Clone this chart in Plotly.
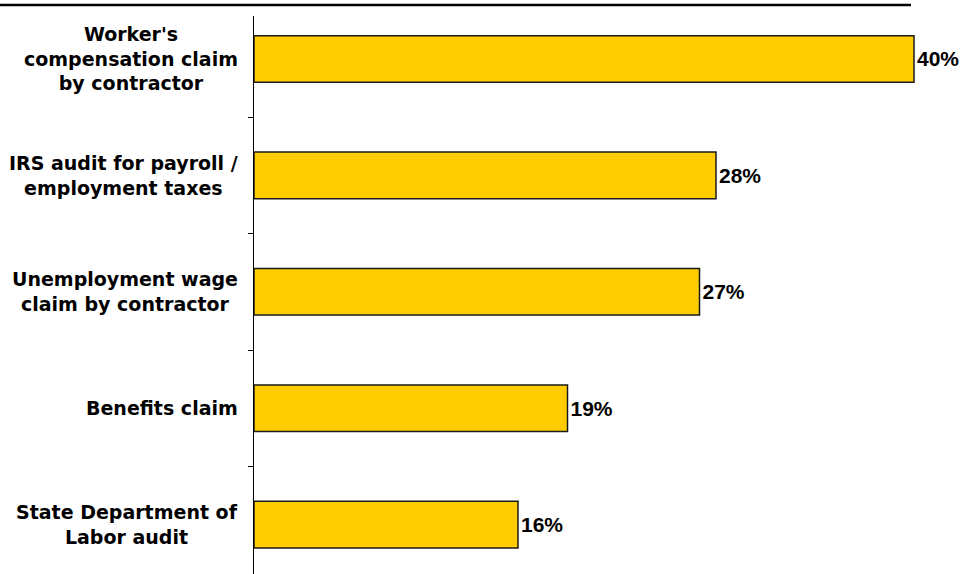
import plotly.graph_objects as go

# Reasons / triggers for misclassification findings
categories = [
    "Worker's<br>compensation claim<br>by contractor",
    "IRS audit for payroll /<br>employment taxes",
    "Unemployment wage<br>claim by contractor",
    "Benefits claim",
    "State Department of<br>Labor audit",
]
values = [40, 28, 27, 19, 16]
value_labels = [f"{v}%" for v in values]

W, H = 972, 574
left, right, top, bottom = 254, 18, 16, 0
plot_w = W - left - right
plot_h = H - top - bottom
px_per_pct = 16.5

fig = go.Figure()
fig.add_trace(go.Bar(
    y=list(range(len(categories))),
    x=values,
    orientation="h",
    width=0.4,
    marker=dict(color="#FFCC00", line=dict(color="#1a1a1a", width=1.5)),
    text=value_labels,
    textposition="outside",
    textfont=dict(family="Liberation Sans", size=21, color="#000000", weight="bold"),
    cliponaxis=False,
    hoverinfo="skip",
))

# Category labels as centred multi-line text blocks to the left of the axis
label_x = (240 - left) / plot_w
for i, c in enumerate(categories):
    fig.add_annotation(
        x=label_x, xref="paper", y=i, yref="y",
        text=c, showarrow=False, xanchor="right", yanchor="middle",
        align="center",
        font=dict(family="DejaVu Sans", size=19, color="#000000", weight="bold"),
    )

# Rule across the top of the chart
y_rule = (H - 5 - bottom) / plot_h
fig.add_shape(type="line", xref="paper", yref="paper",
              x0=(0 - left) / plot_w, x1=(911 - left) / plot_w,
              y0=y_rule, y1=y_rule, line=dict(color="#000000", width=2.5))

fig.update_layout(
    width=W, height=H,
    margin=dict(l=left, r=right, t=top, b=bottom, pad=0),
    paper_bgcolor="#ffffff", plot_bgcolor="#ffffff",
    showlegend=False,
    xaxis=dict(range=[0, plot_w / px_per_pct], visible=False, fixedrange=True),
    yaxis=dict(
        type="linear",
        range=[4.424, -0.369],
        showline=True, linecolor="#000000", linewidth=1,
        showgrid=False, zeroline=False,
        tickmode="array", tickvals=[0.5, 1.5, 2.5, 3.5],
        ticks="outside", ticklen=5, tickcolor="#000000", tickwidth=1,
        showticklabels=False,
    ),
)

fig.write_html("out.html")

===============

:: WRITTEN EXERCISE ::
Write the listing out a second time exactly, dropping all images.

:: COMPLETE OUTPUT ::
Clone this chart in Plotly.
import plotly.graph_objects as go

# Reasons / triggers for misclassification findings
categories = [
    "Worker's<br>compensation claim<br>by contractor",
    "IRS audit for payroll /<br>employment taxes",
    "Unemployment wage<br>claim by contractor",
    "Benefits claim",
    "State Department of<br>Labor audit",
]
values = [40, 28, 27, 19, 16]
value_labels = [f"{v}%" for v in values]

W, H = 972, 574
left, right, top, bottom = 254, 18, 16, 0
plot_w = W - left - right
plot_h = H - top - bottom
px_per_pct = 16.5

fig = go.Figure()
fig.add_trace(go.Bar(
    y=list(range(len(categories))),
    x=values,
    orientation="h",
    width=0.4,
    marker=dict(color="#FFCC00", line=dict(color="#1a1a1a", width=1.5)),
    text=value_labels,
    textposition="outside",
    textfont=dict(family="Liberation Sans", size=21, color="#000000", weight="bold"),
    cliponaxis=False,
    hoverinfo="skip",
))

# Category labels as centred multi-line text blocks to the left of the axis
label_x = (240 - left) / plot_w
for i, c in enumerate(categories):
    fig.add_annotation(
        x=label_x, xref="paper", y=i, yref="y",
        text=c, showarrow=False, xanchor="right", yanchor="middle",
        align="center",
        font=dict(family="DejaVu Sans", size=19, color="#000000", weight="bold"),
    )

# Rule across the top of the chart
y_rule = (H - 5 - bottom) / plot_h
fig.add_shape(type="line", xref="paper", yref="paper",
              x0=(0 - left) / plot_w, x1=(911 - left) / plot_w,
              y0=y_rule, y1=y_rule, line=dict(color="#000000", width=2.5))

fig.update_layout(
    width=W, height=H,
    margin=dict(l=left, r=right, t=top, b=bottom, pad=0),
    paper_bgcolor="#ffffff", plot_bgcolor="#ffffff",
    showlegend=False,
    xaxis=dict(range=[0, plot_w / px_per_pct], visible=False, fixedrange=True),
    yaxis=dict(
        type="linear",
        range=[4.424, -0.369],
        showline=True, linecolor="#000000", linewidth=1,
        showgrid=False, zeroline=False,
        tickmode="array", tickvals=[0.5, 1.5, 2.5, 3.5],
        ticks="outside", ticklen=5, tickcolor="#000000", tickwidth=1,
        showticklabels=False,
    ),
)

fig.write_html("out.html")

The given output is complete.